A more grounded approach starts with questions like these:
- Is the stress mainly about the paper, or about what the paper has come to represent?
- Have you started treating output as the main proof that your time in graduate school is still defensible?
- Are peer comparisons quietly shaping your sense of pace or worth?
- Is advisor pressure amplifying the burden beyond the research itself?
- Has rest begun to feel irresponsible because unfinished output stays psychologically louder than completed effort?
Those questions matter because publication pressure often feels vague until you separate the task from the symbolic weight attached to it. Sometimes the paper is hard because research is hard. Sometimes the paper is hard because it is carrying your future, your confidence, and your right to stay in the room all at once.
If that is what is happening, the problem is not simply poor stress tolerance. It is that the system has taught you to experience academic output as moral and existential evidence. That is a heavier burden than most graduate students are asked to name directly.
Frequently Asked Questions
Why does publishing feel so stressful in graduate school?
Because it usually represents much more than one paper. For many graduate students, publishing becomes tied to legitimacy, future opportunity, advisor approval, and evidence that the years of training are leading somewhere.
That extra symbolic weight makes each submission or rejection feel more consequential than the task alone would justify.
Is this pressure the same in every field?

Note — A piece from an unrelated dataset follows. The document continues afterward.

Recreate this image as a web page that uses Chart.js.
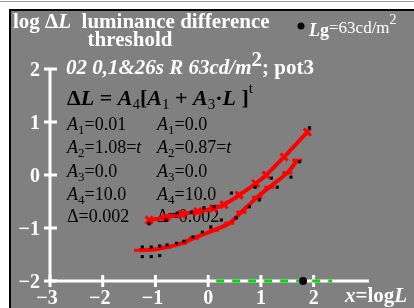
<!DOCTYPE html>
<html><head><meta charset="utf-8">
<script src="https://cdn.jsdelivr.net/npm/chart.js@4"></script>
<style>html,body{margin:0;padding:0;background:#fff;}canvas{display:block;}</style>
</head><body>
<canvas id="c" width="414" height="308"></canvas>
<script>
// ---- data ----
const upperX = [-1.12, -0.80, -0.50, -0.20, 0.10, 0.30, 0.59, 0.90, 1.10, 1.44, 1.88];
const upperY = [-0.85, -0.80, -0.74, -0.69, -0.63, -0.56, -0.38, -0.16, 0.00, 0.34, 0.81];
const lowerX = [-1.31, -1.00, -0.78, -0.50, -0.27, 0.11, 0.40, 0.63, 0.93, 1.16, 1.50, 1.69];
const lowerY = [-1.42, -1.40, -1.36, -1.29, -1.19, -1.04, -0.91, -0.70, -0.42, -0.23, 0.04, 0.28];
const blackUpperX = [-1.12, -0.80, -0.59, -0.32, -0.08, 0.11, 0.44, 0.89, 1.20, 1.92];
const blackUpperY = [-0.92, -0.85, -0.72, -0.70, -0.62, -0.60, -0.34, -0.23, -0.06, 0.89];
const blackLowerX = [-1.25, -1.25, -1.08, -1.08, -0.92, -0.92, -0.78, -0.60, -0.46, -0.29, -0.11, 0.05, 0.25, 0.53, 0.78, 0.97, 1.31, 1.57, 1.73];
const blackLowerY = [-1.36, -1.54, -1.36, -1.54, -1.34, -1.52, -1.32, -1.29, -1.25, -1.17, -1.08, -0.98, -0.85, -0.81, -0.60, -0.47, -0.23, -0.04, 0.25];
const xTicks = [-3, -2, -1, 0, 1, 2];
const yTicks = [-2, -1, 0, 1, 2];
const xMin = -3, xMax = 3.05, yMin = -2, yMax = 2;
const refLogL = 1.8;       // log10(63)
const greenEnd = 2.35;     // green dashed range on the x axis, from 0

const pts = (xs, ys) => xs.map((x, i) => ({x, y: ys[i]}));
const SERIF = '"Liberation Serif", "DejaVu Serif", serif';

function runs(ctx, x, y, parts) {
  for (const p of parts) {
    ctx.font = p[1];
    ctx.fillStyle = p[3] || ctx.fillStyle;
    ctx.fillText(p[0], x, y + (p[2] || 0));
    x += ctx.measureText(p[0]).width;
  }
  return x;
}

const deco = {
  id: 'deco',
  beforeDraw(chart) {
    const ctx = chart.ctx;
    ctx.save();
    ctx.fillStyle = '#ffffff';
    ctx.fillRect(0, 0, 414, 308);
    ctx.fillStyle = '#999';
    ctx.fillRect(0, 1, 414, 1);
    ctx.fillStyle = '#000';
    ctx.fillRect(9, 9, 405, 299);
    ctx.fillStyle = '#808080';
    ctx.fillRect(11, 11, 403, 297);
    ctx.restore();
  },
  beforeDatasetsDraw(chart) {
    const ctx = chart.ctx;
    const xs = chart.scales.x, ys = chart.scales.y;
    ctx.save();
    ctx.textBaseline = 'alphabetic';
    const W = '#ffffff', K = '#000000';
    // axes
    ctx.strokeStyle = W; ctx.lineWidth = 3;
    const x0 = xs.getPixelForValue(xMin), x1 = xs.getPixelForValue(xMax);
    const yb = ys.getPixelForValue(yMin), yt = ys.getPixelForValue(yMax);
    ctx.beginPath(); ctx.moveTo(x0, yb); ctx.lineTo(x1, yb); ctx.stroke();
    ctx.beginPath(); ctx.moveTo(x0, yb); ctx.lineTo(x0, yt); ctx.stroke();
    for (const t of xTicks) {
      const px = xs.getPixelForValue(t);
      ctx.beginPath(); ctx.moveTo(px, yb - 6); ctx.lineTo(px, yb + 6); ctx.stroke();
    }
    for (const t of yTicks) {
      const py = ys.getPixelForValue(t);
      ctx.beginPath(); ctx.moveTo(x0 - 6, py); ctx.lineTo(x0 + 7, py); ctx.stroke();
    }
    // green dashes
    const g0 = xs.getPixelForValue(0), g1 = xs.getPixelForValue(greenEnd);
    ctx.strokeStyle = '#00dd00'; ctx.lineWidth = 3;
    for (let p = g0 + 8; p < g1; p += 16) {
      ctx.beginPath(); ctx.moveTo(p, yb); ctx.lineTo(Math.min(p + 8, g1), yb); ctx.stroke();
    }
    // reference dot
    ctx.fillStyle = K;
    ctx.beginPath(); ctx.arc(xs.getPixelForValue(refLogL), yb, 4, 0, Math.PI * 2); ctx.fill();
    // tick labels
    ctx.fillStyle = W;
    ctx.font = 'bold 20px ' + SERIF;
    ctx.textAlign = 'right';
    for (const t of yTicks) {
      ctx.fillText(t < 0 ? '\u2212' + Math.abs(t) : String(t), 40, ys.getPixelForValue(t) + 7);
    }
    ctx.textAlign = 'center';
    for (const t of xTicks) {
      ctx.fillText(t < 0 ? '\u2212' + Math.abs(t) : String(t), xs.getPixelForValue(t) + (t < 0 ? -3 : 0), 304);
    }
    ctx.textAlign = 'left';
    // x axis title
    runs(ctx, 345, 302, [['x', 'italic bold 21px ' + SERIF, 0, W], ['=log', 'bold 21px ' + SERIF, 0, W], ['L', 'italic bold 21px ' + SERIF, 0, W]]);
    // title
    runs(ctx, 13, 28, [['log \u0394', 'bold 21px ' + SERIF, 0, W], ['L', 'italic bold 21px ' + SERIF, 0, W], ['  luminance difference', 'bold 21px ' + SERIF, 0, W]]);
    ctx.textAlign = 'center';
    ctx.font = 'bold 21px ' + SERIF;
    ctx.fillText('threshold', 130, 46);
    ctx.textAlign = 'left';
    // legend
    ctx.fillStyle = K;
    ctx.beginPath(); ctx.arc(301, 26, 3.5, 0, Math.PI * 2); ctx.fill();
    runs(ctx, 309, 36, [['L', 'italic bold 18px ' + SERIF, 0, W], ['g', 'bold 18px ' + SERIF, 0, W], ['=63cd/m', '17px ' + SERIF, -3, W], ['2', '14px ' + SERIF, -12, W]]);
    // subtitle
    runs(ctx, 66, 74, [['02 0,1&26s R 63cd/m', 'italic bold 21px ' + SERIF, 0, W], ['2', 'bold 21px ' + SERIF, -8, W], ['; pot3', 'bold 21px ' + SERIF, 0, W]]);
    // formula
    const bi = 'italic bold 22px ' + SERIF, b = 'bold 22px ' + SERIF, sn = '15px ' + SERIF;
    runs(ctx, 67, 105, [
      ['\u0394', b, 0, K], ['L', bi, 0, K], [' = ', b, 0, K],
      ['A', bi, 0, K], ['4', sn, 4, K], ['[', b, 0, K],
      ['A', bi, 0, K], ['1', sn, 4, K], [' + ', b, 0, K],
      ['A', bi, 0, K], ['3', sn, 4, K], ['\u00b7', b, 0, K],
      ['L', bi, 0, K], [' ]', b, 0, K], ['t', sn, -12, K]
    ]);
    // parameter columns
    const it = 'italic 18px ' + SERIF, rg = '18px ' + SERIF, sb = '13px ' + SERIF;
    const colL = [['1', '=0.01'], ['2', '=1.08=', 't'], ['3', '=0.0'], ['4', '=10.0']];
    const colR = [['1', '=0.0'], ['2', '=0.87=', 't'], ['3', '=0.0'], ['4', '=10.0']];
    const lineY = [130, 153, 177, 200];
    [[67, colL], [157, colR]].forEach(([cx, col]) => {
      col.forEach((r, i) => {
        const parts = [['A', it, 0, K], [r[0], sb, 4, K], [r[1], rg, 0, K]];
        if (r[2]) parts.push([r[2], it, 0, K]);
        runs(ctx, cx, lineY[i], parts);
      });
      runs(ctx, cx, 222, [['\u0394=0.002', rg, 0, K]]);
    });
    ctx.restore();
  }
};

new Chart(document.getElementById('c'), {
  type: 'scatter',
  data: {
    datasets: [
      { data: pts(blackUpperX, blackUpperY), pointStyle: 'rect', pointRadius: 2.2, backgroundColor: '#000', borderColor: '#000', borderWidth: 0, showLine: false },
      { data: pts(blackLowerX, blackLowerY), pointStyle: 'rect', pointRadius: 2.2, backgroundColor: '#000', borderColor: '#000', borderWidth: 0, showLine: false },
      { data: pts(upperX, upperY), showLine: true, borderColor: '#ff0000', backgroundColor: '#ff0000', borderWidth: 4, tension: 0.3, pointStyle: 'crossRot', pointRadius: 5, pointBorderWidth: 3, pointBorderColor: '#ff0000' },
      { data: pts(lowerX, lowerY), showLine: true, borderColor: '#ff0000', backgroundColor: '#ff0000', borderWidth: 4, tension: 0.3, pointStyle: 'line', pointRadius: 5, pointBorderWidth: 3, pointBorderColor: '#ff0000' }
    ]
  },
  options: {
    responsive: false,
    animation: false,
    events: [],
    layout: { padding: { left: 50, right: 45, top: 69, bottom: 27 } },
    plugins: { legend: { display: false }, tooltip: { enabled: false }, title: { display: false } },
    scales: {
      x: { type: 'linear', min: xMin, max: xMax, display: false },
      y: { type: 'linear', min: yMin, max: yMax, display: false }
    }
  },
  plugins: [deco]
});
</script>
</body></html>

No. It varies by discipline, authorship norms, advisor expectations, job-market structure, funding, and institutional culture.
But the underlying dynamic is still common: visible output becomes a major way the system decides who looks viable, serious, or worth further investment.
Does struggling with publication pressure mean I am not suited for academia?
No. Graduate publication pressure is destabilizing precisely because it is slow, comparative, high-stakes, and only partially under your control.
Responding to that strain does not prove incapacity. It may simply reflect that you are taking the structure seriously enough to feel what it is doing to you.
Is there research supporting the link between graduate stress and burnout?
Yes. NIH-hosted research has found that higher graduate student stress is associated with higher burnout, and other NIH-hosted work has tied graduate student burnout to mental health and advisor satisfaction. NIH-hosted stress and burnout study and NIH-hosted burnout study.
Those findings do not reduce every publishing struggle to pathology, but they do support the broader point that graduate training can become psychologically costly under sustained pressure.
Why does rejection feel so personal even when I know it is normal?
Because normal academic events can still hit personally when too much identity has been attached to them. A rejection may technically be about fit, timing, scope, or revision quality, but it can still interact with deeper fears about legitimacy and future security.
The more publication has become your main proof of progress, the harder it is to keep those layers fully separate.
What is the clearest sign that the pressure has become unhealthy?
One strong sign is when output no longer brings relief, only a brief reset before the next wave of anxiety. At that point, the problem is probably larger than time management or discipline.
It often means the system has attached too much emotional and professional meaning to publication for any single paper to resolve the underlying insecurity.